ZOO

La planche de la semaine : Bécassine de Pinchon

Chaque vendredi, on découvre ensemble une planche de l'immense collection de la Cité de la bande dessinée et de l'image d'Angoulême qui propose jusqu'en août 2026 une exposition fascinante et sans cesse renouvelée : Trésors des Collections. Dans la section Jeunesse, découvrez la planche #17 : Bécassine de Pinchon !

Bécassine | Les Pieds Nickelés | Joseph Porphyre Pinchon : La planche de la semaine : Bécassine de Pinchon

Le mot du commissaire de l'exposition, Jean-Pierre Mercier

On sait que Bécassine est née de la nécessité de boucher en catastrophe un trou dans le sommaire du n° 1 de La Semaine de Suzette, paru en 1905. Cette page écrite par Jacqueline Rivière, la rédactrice en chef du journal, est dessinée par le jeune Pinchon qui ne se doute alors pas que la jeune bonne bretonne va le suivre tout au long de sa vie professionnelle.

Il ne cessera en effet de la faire vivre jusqu’en 1950, mettant en images les scénarios de Jacqueline Rivière, puis ceux de Maurice Languereau, alias Caumery. Le succès de Bécassine est immédiat et immense auprès des jeunes lectrices, et sa notoriété s’étend sur plus de trois générations, Jean Trubert reprenant la série après Pinchon jusqu’en 1962.
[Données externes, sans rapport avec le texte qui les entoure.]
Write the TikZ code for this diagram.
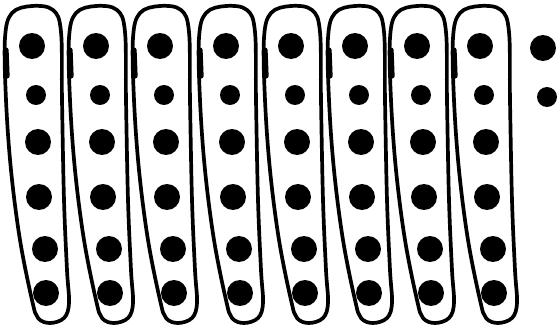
\documentclass[tikz,border=0pt]{standalone}
\usetikzlibrary{positioning}
\begin{document}
\begin{tikzpicture}[x=0.02cm, y=-0.02cm,
    group/.style={line width=2.1pt, line join=round},
    dot/.style={circle, fill=black, inner sep=0pt, minimum size=0.52cm},
    smalldot/.style={dot, minimum size=0.4cm}
]
\useasboundingbox (0,0) rectangle (559,331);
\foreach \s [count=\i] in {0,64,128,194,259,323,385,448} {
  \begin{scope}[shift={(\s,0)}]
    \draw[group] plot[smooth cycle, tension=0.6] coordinates {
      (5,38) (12,13) (32,6) (53,10) (61,32) (62,100) (64,200) (67,270)
      (69,303) (64,318) (50,323) (38,318) (32,300) (20,240) (11,170) (6,100)};
    \draw[line width=3pt, line cap=round] (6,50) -- (7,76);
    \node[dot] (d\i-1) at (32,46) {};
    \node[smalldot] (d\i-2) at (36,95) {};
    \node[dot] (d\i-3) at (38,142) {};
    \node[dot] (d\i-4) at (39,197) {};
    \node[dot] (d\i-5) at (45,249) {};
    \node[dot] (d\i-6) at (46,293) {};
  \end{scope}
}
\node[dot] (e1) at (543,48) {};
\node[smalldot] (e2) at (547,97) {};
\end{tikzpicture}
\end{document}
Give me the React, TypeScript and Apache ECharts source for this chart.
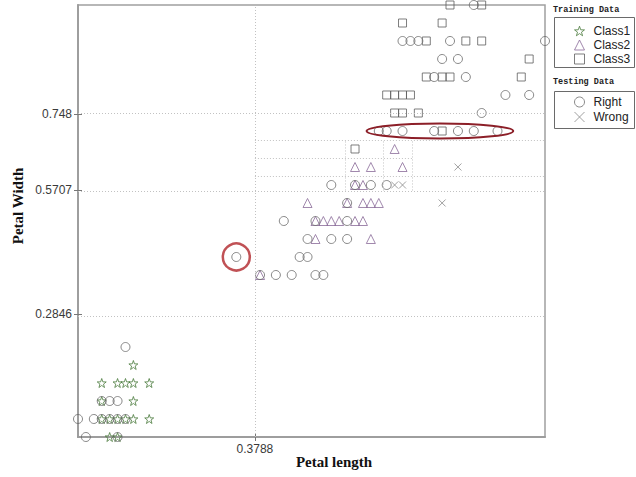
import React, { useEffect, useRef } from "react";
import * as echarts from "echarts";

// Normalised petal measurements, grouped by row: [petal width, [petal lengths...]]
type Row = [number, number[]];

const class1Rows: Row[] = [
  [0, [0.0678, 0.0847]],
  [0.0417, [0.0508, 0.0678, 0.0847, 0.1017, 0.1186, 0.1525]],
  [0.0833, [0.0508, 0.1186]],
  [0.125, [0.0508, 0.0847, 0.1017, 0.1186, 0.1525]],
  [0.1667, [0.1186]],
];

const class2Rows: Row[] = [
  [0.375, [0.3898]],
  [0.4583, [0.5085, 0.6271]],
  [0.5, [0.5085, 0.5254, 0.5424, 0.5593, 0.5932, 0.6102]],
  [0.5417, [0.4915, 0.5763, 0.6102, 0.6271, 0.6441]],
  [0.5833, [0.5932, 0.6102]],
  [0.625, [0.5932, 0.6271, 0.6949]],
  [0.6667, [0.678]],
];

const class3Rows: Row[] = [
  [0.6667, [0.5932]],
  [0.7083, [0.7797]],
  [0.75, [0.678, 0.6949, 0.7288]],
  [0.7917, [0.661, 0.678, 0.6949, 0.7119]],
  [0.8333, [0.7458, 0.7797, 0.7966, 0.9492]],
  [0.875, [0.9661]],
  [0.9167, [0.7458, 0.8305, 0.8644]],
  [0.9583, [0.6949, 0.7797]],
  [1, [0.7966, 0.8644]],
];

const rightRows: Row[] = [
  [0, [0.0169, 0.0847]],
  [0.0417, [0, 0.0339, 0.0508, 0.0678, 0.0847, 0.1017]],
  [0.0833, [0.0508, 0.0678, 0.0847]],
  [0.2083, [0.1017]],
  [0.375, [0.3898, 0.4237, 0.4576, 0.5085, 0.5254]],
  [0.4167, [0.339, 0.4746, 0.4915]],
  [0.4583, [0.4915, 0.5424, 0.5763]],
  [0.5, [0.4407, 0.5085, 0.5763]],
  [0.5417, [0.5763]],
  [0.5833, [0.5424, 0.5932, 0.6271, 0.661]],
  [0.7083, [0.6441, 0.661, 0.6949, 0.7627, 0.8136, 0.8475, 0.8983]],
  [0.75, [0.8644]],
  [0.7917, [0.9153, 0.9661]],
  [0.8333, [0.7627, 0.8305]],
  [0.875, [0.7797, 0.8136]],
  [0.9167, [0.6949, 0.7119, 0.7288, 0.7966, 1]],
  [1, [0.8475]],
];

const wrongRows: Row[] = [
  [0.5417, [0.7797]],
  [0.5833, [0.678, 0.6949]],
  [0.625, [0.8136]],
];

// Axis ticks (split thresholds)
const xTicks = [0.3788];
const yTicks = [0.2846, 0.5707, 0.748];

// Secondary split boundaries: [[x1, y1], [x2, y2]]
const cutSegments: [number, number][][] = [
  [[0.3788, 0.6875], [1, 0.6875]],
  [[0.3788, 0.604], [1, 0.604]],
  [[0.3788, 0.646], [0.716, 0.646]],
  [[0.572, 0.5707], [0.572, 0.6875]],
  [[0.653, 0.5707], [0.653, 0.6875]],
  [[0.716, 0.5707], [0.716, 0.6875]],
];

// Highlighted sample and highlighted row (oval spans these x values)
const ringedPoint: [number, number] = [0.339, 0.4167];
const ovalRow = 0.7083;
const ovalSpan: [number, number] = [0.618, 0.932];

const STAR =
  "path://M5,0L6.18,3.38L9.76,3.45L6.9,5.62L7.94,9.05L5,7L2.06,9.05L3.1,5.62L0.24,3.45L3.82,3.38Z";
const CROSS = "path://M0,0L10,10M10,0L0,10";

const toPoints = (rows: Row[]) =>
  rows.flatMap(([y, xs]) => xs.map((x) => [x, y]));

const C1 = "#4a7a3c";
const C2 = "#8a6a98";
const C3 = "#5e5e5e";
const CR = "#6c6c6c";
const CW = "#8a8a8a";

export default function App() {
  const ref = useRef<HTMLDivElement>(null);

  useEffect(() => {
    if (!ref.current) return;
    const chart = echarts.init(ref.current, null, { renderer: "svg" });

    const hollow = (c: string) => ({
      color: "rgba(0,0,0,0)",
      borderColor: c,
      borderWidth: 1,
    });

    const gridLine = { type: [1, 2] as any, color: "#c2c2c2", width: 1 };

    const markLineData: any[] = [
      ...xTicks.map((v) => ({ xAxis: v })),
      ...yTicks.map((v) => ({ yAxis: v })),
      ...cutSegments.map(([a, b]) => [{ coord: a }, { coord: b }]),
    ];

    const labelFont = {
      fontFamily: "Liberation Sans",
      fontSize: 12,
      color: "#3a3a3a",
    };

    const titleFont = 'bold 8.5px "Liberation Mono"';
    const axisTitleFont = 'bold 15px "Liberation Serif"';

    chart.setOption({
      animation: false,
      backgroundColor: "#ffffff",
      grid: {
        left: 78,
        top: 5,
        width: 467,
        height: 432,
        show: true,
        borderColor: "#a0a0a0",
        borderWidth: 1.5,
      },
      xAxis: [
        {
          type: "value",
          min: 0,
          max: 1,
          splitLine: { show: false },
          axisLine: { lineStyle: { color: "#8c8c8c", width: 1.5 } },
          axisTick: {
            inside: true,
            length: 4,
            customValues: xTicks,
            lineStyle: { color: "#777" },
          },
          axisLabel: {
            customValues: xTicks,
            formatter: (v: number) => String(v),
            margin: 6,
            ...labelFont,
          },
        },
        {
          type: "value",
          position: "top",
          min: 0,
          max: 1,
          splitLine: { show: false },
          axisLine: { lineStyle: { color: "#a0a0a0", width: 1.5 } },
          axisTick: {
            inside: true,
            length: 4,
            customValues: xTicks,
            lineStyle: { color: "#777" },
          },
          axisLabel: { show: false },
        },
      ],
      yAxis: [
        {
          type: "value",
          min: 0,
          max: 1,
          splitLine: { show: false },
          axisLine: { lineStyle: { color: "#8c8c8c", width: 1.5 } },
          axisTick: {
            inside: true,
            length: 4,
            customValues: yTicks,
            lineStyle: { color: "#777" },
          },
          axisLabel: {
            customValues: yTicks,
            formatter: (v: number) => String(v),
            margin: 6,
            ...labelFont,
          },
        },
        {
          type: "value",
          position: "right",
          min: 0,
          max: 1,
          splitLine: { show: false },
          axisLine: { lineStyle: { color: "#a0a0a0", width: 1.5 } },
          axisTick: {
            inside: true,
            length: 4,
            customValues: yTicks,
            lineStyle: { color: "#777" },
          },
          axisLabel: { show: false },
        },
      ],
      legend: [
        {
          orient: "vertical",
          left: 569,
          top: 20,
          itemWidth: 10,
          itemHeight: 10,
          itemGap: 2,
          selectedMode: false,
          textStyle: { fontFamily: "Liberation Sans", fontSize: 12, color: "#222", padding: [0, 0, 0, 4] },
          data: [
            { name: "Class1", icon: STAR, itemStyle: hollow(C1) },
            { name: "Class2", icon: "triangle", itemStyle: hollow(C2) },
            { name: "Class3", icon: "rect", itemStyle: hollow(C3) },
          ],
        },
        {
          orient: "vertical",
          left: 569,
          top: 91,
          itemWidth: 10,
          itemHeight: 10,
          itemGap: 3,
          selectedMode: false,
          textStyle: { fontFamily: "Liberation Sans", fontSize: 12, color: "#222", padding: [0, 0, 0, 4] },
          data: [
            { name: "Right", icon: "circle", itemStyle: hollow(CR) },
            { name: "Wrong", icon: CROSS, itemStyle: hollow(CW) },
          ],
        },
      ],
      graphic: [
        {
          id: "trainTitle",
          type: "text",
          x: 553,
          y: 5,
          style: { text: "Training Data", font: titleFont, fill: "#222" },
        },
        {
          id: "trainBox",
          type: "rect",
          shape: { x: 554.5, y: 17.5, width: 80, height: 50 },
          style: { fill: "none", stroke: "#6a6a6a", lineWidth: 1 },
        },
        {
          id: "testTitle",
          type: "text",
          x: 553,
          y: 77,
          style: { text: "Testing Data", font: titleFont, fill: "#222" },
        },
        {
          id: "testBox",
          type: "rect",
          shape: { x: 554.5, y: 91.5, width: 80, height: 37 },
          style: { fill: "none", stroke: "#6a6a6a", lineWidth: 1 },
        },
        {
          id: "xTitle",
          type: "text",
          x: 334,
          y: 462,
          style: {
            text: "Petal length",
            font: axisTitleFont,
            fill: "#111",
            textAlign: "center",
            textVerticalAlign: "middle",
          },
        },
        {
          id: "yTitle",
          type: "text",
          x: 18,
          y: 206,
          rotation: Math.PI / 2,
          style: {
            text: "Petal Width",
            font: axisTitleFont,
            fill: "#111",
            textAlign: "center",
            textVerticalAlign: "middle",
          },
        },
      ],
      series: [
        {
          name: "grid",
          type: "line",
          data: [],
          silent: true,
          markLine: {
            silent: true,
            symbol: ["none", "none"],
            label: { show: false },
            lineStyle: gridLine,
            emphasis: { disabled: true },
            data: markLineData,
          },
        },
        {
          name: "Class1",
          type: "scatter",
          symbol: STAR,
          symbolSize: 9,
          itemStyle: hollow(C1),
          data: toPoints(class1Rows),
        },
        {
          name: "Class2",
          type: "scatter",
          symbol: "triangle",
          symbolSize: 9,
          itemStyle: hollow(C2),
          data: toPoints(class2Rows),
        },
        {
          name: "Class3",
          type: "scatter",
          symbol: "rect",
          symbolSize: 8,
          itemStyle: hollow(C3),
          data: toPoints(class3Rows),
        },
        {
          name: "Right",
          type: "scatter",
          symbol: "circle",
          symbolSize: 9,
          itemStyle: hollow(CR),
          data: toPoints(rightRows),
        },
        {
          name: "Wrong",
          type: "scatter",
          symbol: CROSS,
          symbolSize: 7,
          itemStyle: hollow(CW),
          data: toPoints(wrongRows),
        },
        {
          name: "ring",
          type: "scatter",
          silent: true,
          symbol: "circle",
          symbolSize: 27,
          itemStyle: { color: "rgba(0,0,0,0)", borderColor: "#b0262a", borderWidth: 2.5 },
          data: [ringedPoint],
        },
      ],
    });

    // Oval around the highlighted row, placed through the axis scales
    const a = chart.convertToPixel({ gridIndex: 0 }, [ovalSpan[0], ovalRow]) as number[];
    const b = chart.convertToPixel({ gridIndex: 0 }, [ovalSpan[1], ovalRow]) as number[];
    if (a && b) {
      chart.setOption({
        graphic: [
          {
            id: "oval",
            type: "ellipse",
            silent: true,
            z: 10,
            shape: { cx: (a[0] + b[0]) / 2, cy: a[1], rx: (b[0] - a[0]) / 2, ry: 7.5 },
            style: { fill: "none", stroke: "#8c1f28", lineWidth: 2 },
          },
        ],
      });
    }

    return () => chart.dispose();
  }, []);

  return (
    <div
      ref={ref}
      style={{ position: "fixed", left: 0, top: 0, width: 636, height: 477, background: "#fff" }}
    />
  );
}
Considérée (avec Les Pieds Nickelés de Forton) comme un des premiers classiques de la bande dessinée française, Bécassine a longtemps été perçue comme une série pour jeunes filles sages, ce qu’elle est assurément.

Mais derrière la bonne volonté un peu niaise de Bécassine (dont le vrai nom dans la série est Anaïck Labornez, née dans le village breton de Clocher-les Bécasses) on a pu aussi voir une chronique de la France rurale en route, tout au long de la première moitié du XXe siècle, vers la modernité. Et le personnage de Bécassine, tour à tour infirmière (pendant la Première Guerre mondiale), cheftaine scoute et même pilote d’avion, est en fin de compte moins empotée qu’on a pu le croire !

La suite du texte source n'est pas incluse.